I’ve been reading The Four Hour Work Week by Timothy Ferriss. It’s a good read. In it he maintains that about 80% of your sales tend to come from about 20% of your clients. It’s that 20% you should focus on to maximise efficiency.
With this in mind, I was scouting out locations in town to meet people. I’d noticed a bar with a great atmosphere and where I had been getting lots of non-verbal IOIs from my previous two visits. I decided to follow the 80/20 rule and invest more time and effort in this place because it had a good vibe. It seemed a matter of being there at the optimum time to meet the right people.
So last night I was there and wore my ‘Kiss Me’, T-shirt. It’s a flash game/one night stand kind of peacocking but that is what I was screening for last night
I had a 3 set of chicks stand opposite and one approached me within 20 seconds, look at my T-shirt and she kissed me full on the lips. That was very cool because it came from a minimum investment on my part. I hadn’t had to do anything – no buying her drinks, no hanging around listening to any bullshit. It was just a matter of noticing the right environment and being ballsy enough to peacock for the good-time girls I was looking for.

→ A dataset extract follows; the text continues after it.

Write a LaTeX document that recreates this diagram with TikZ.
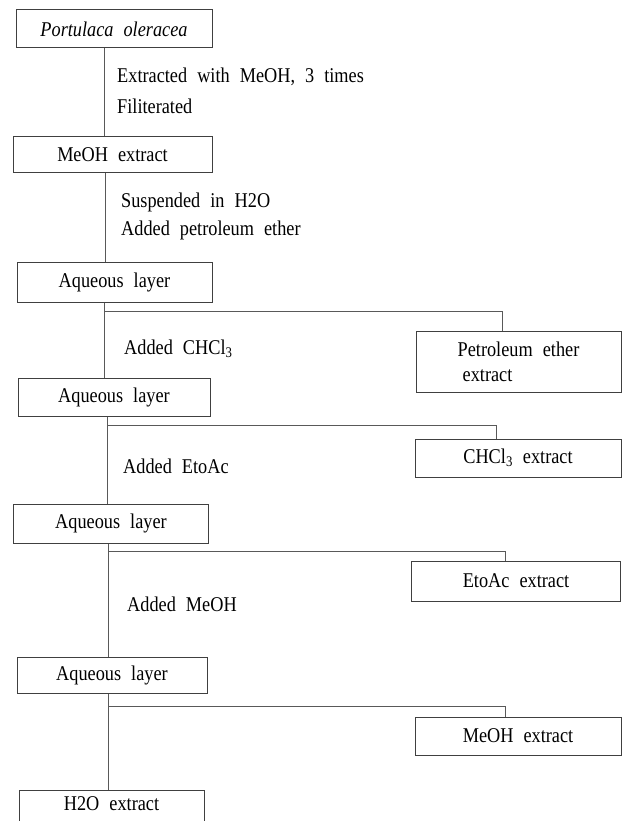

Having got with this 3 set chick, a gay guy in a wheelchair opened me. He was subtle but good – implanting suggestions that we should go to a gay bar together. Initially I felt for him because he was in a wheel chair. My guard was down and I thought I was doing him a favour in befriending him because he seemed a disabled man on his own. But within about 10 minutes I saw he was a player, just as much as I am and I even found myself wondering if the wheelchair was a prop for him to open and lower people’s guards. That’s cynical, I know, but in these huge sarge environments, it’s how my mind works. I run through 100s of scenarios in real-time and even if I discount 85% of them, they still linger in my mind as possible future occurrences or field tactics that might prove effective.

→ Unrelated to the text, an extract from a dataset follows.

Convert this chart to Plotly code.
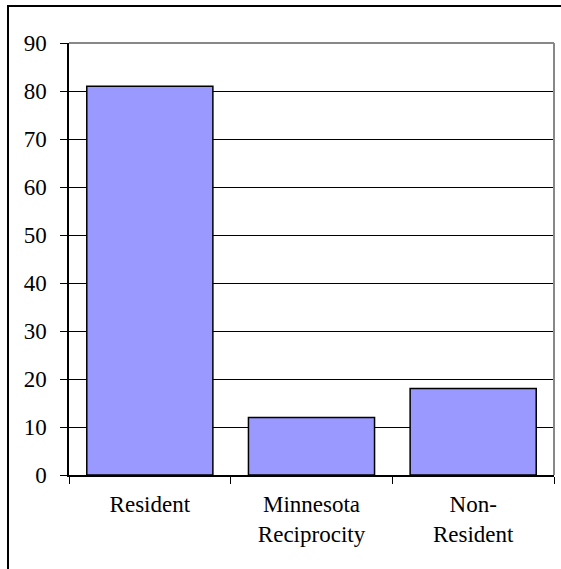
import plotly.graph_objects as go

# Student residency breakdown
categories = ["Resident", "Minnesota<br>Reciprocity", "Non-<br>Resident"]
values = [81, 12, 18]
y_ticks = [0, 10, 20, 30, 40, 50, 60, 70, 80, 90]

W, H = 561, 569
L, R, T, B = 69, 7, 43, 94
pw, ph = W - L - R, H - T - B

fig = go.Figure(
    go.Bar(
        x=categories,
        y=values,
        marker=dict(color="#9999FF", line=dict(color="black", width=1.5)),
        width=0.78,
    )
)

font = dict(family="Liberation Serif", size=23, color="black")

fig.update_layout(
    width=W,
    height=H,
    margin=dict(l=L, r=R, t=T, b=B, pad=0),
    paper_bgcolor="white",
    plot_bgcolor="white",
    showlegend=False,
    font=font,
    xaxis=dict(
        showline=True, linecolor="black", linewidth=1.5,
        ticks="outside", ticklen=7, tickcolor="black", tickwidth=1,
        tickson="boundaries", showgrid=False,
        tickfont=font, ticklabelstandoff=8,
    ),
    yaxis=dict(
        range=[0, 90], tickvals=y_ticks,
        showline=True, linecolor="black", linewidth=1.5,
        ticks="outside", ticklen=7, tickcolor="black", tickwidth=1,
        showgrid=True, gridcolor="black", gridwidth=1,
        zeroline=False, tickfont=font, ticklabelstandoff=9,
    ),
    shapes=[
        # plot area border (top and right, gray)
        dict(type="line", xref="paper", yref="paper", x0=0, x1=1, y0=1, y1=1,
             line=dict(color="#888888", width=2), layer="above"),
        dict(type="line", xref="paper", yref="paper", x0=1, x1=1, y0=0, y1=1,
             line=dict(color="#888888", width=2), layer="above"),
        # chart area border
        dict(type="rect", xref="paper", yref="paper",
             x0=(8 - L) / pw, x1=(W + 5 - L) / pw,
             y0=-(H + 5 - T - ph) / ph, y1=1 + (T - 6) / ph,
             line=dict(color="black", width=2), layer="above"),
    ],
)

fig.write_html("out.html")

After bailing from this good vibe bar (and leaving gay wheelchair guy wanting to buy me a drink), I hit another bar where I was one of the few quality guys among a bunch of AFCs and wall flowers.
2. As an extra twist on what I said in a recent post about environment giving you social proof, I saw tonight how it was not just the environment but how you use it. It did not take much to stand out in this bar which I and the Mixed Blessing Wingman hit up. Just by sending out a good vibe by moving with the beat and being animated and fun in an environment where the other guys were frozen, was enough to get tons of attention.

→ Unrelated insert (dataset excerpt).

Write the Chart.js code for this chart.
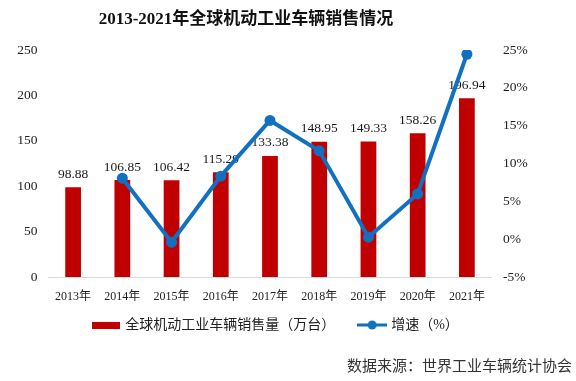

I know we sometimes second guess ourselves and think along the lines of ‘if I say this, she will think this and then this will happen’, and SO much of it is bullshit. It’s often all in our heads and operates as an excuse not to do anything!
These fantasy ruminations are wall flower thoughts and usually self-limiting enough to keep us within our comfort zones – the thoughts of the self-conscious, the thoughts of people with too much time on their hands and not enough socialising behind them. Or they’re the thoughts of people with too much psychologically invested in the possible outcome of a social interaction.
In a seemingly increasingly computerised world where we can hide behind a screen, it is easy to convince ourselves that we are part of the social world. But unless you are out in the real world, meeting real people, able to socialise and successfully interact with those who interest us, we are not truly flexing the social muscles that we need.
So many times I’ve heard friends making excuses about not talking to a particular girl because they are saving themselves for that ‘special one’.
What they don’t realise is that by speaking to people in general and to girls in particular, they are training themselves and readying their skills for when that ‘special one’, does come along, so they will have the skill set necessary to successfully interact with her. It is by practising with people that we ready ourselves for the times that matter and help ourselves to reach our potential as social operators.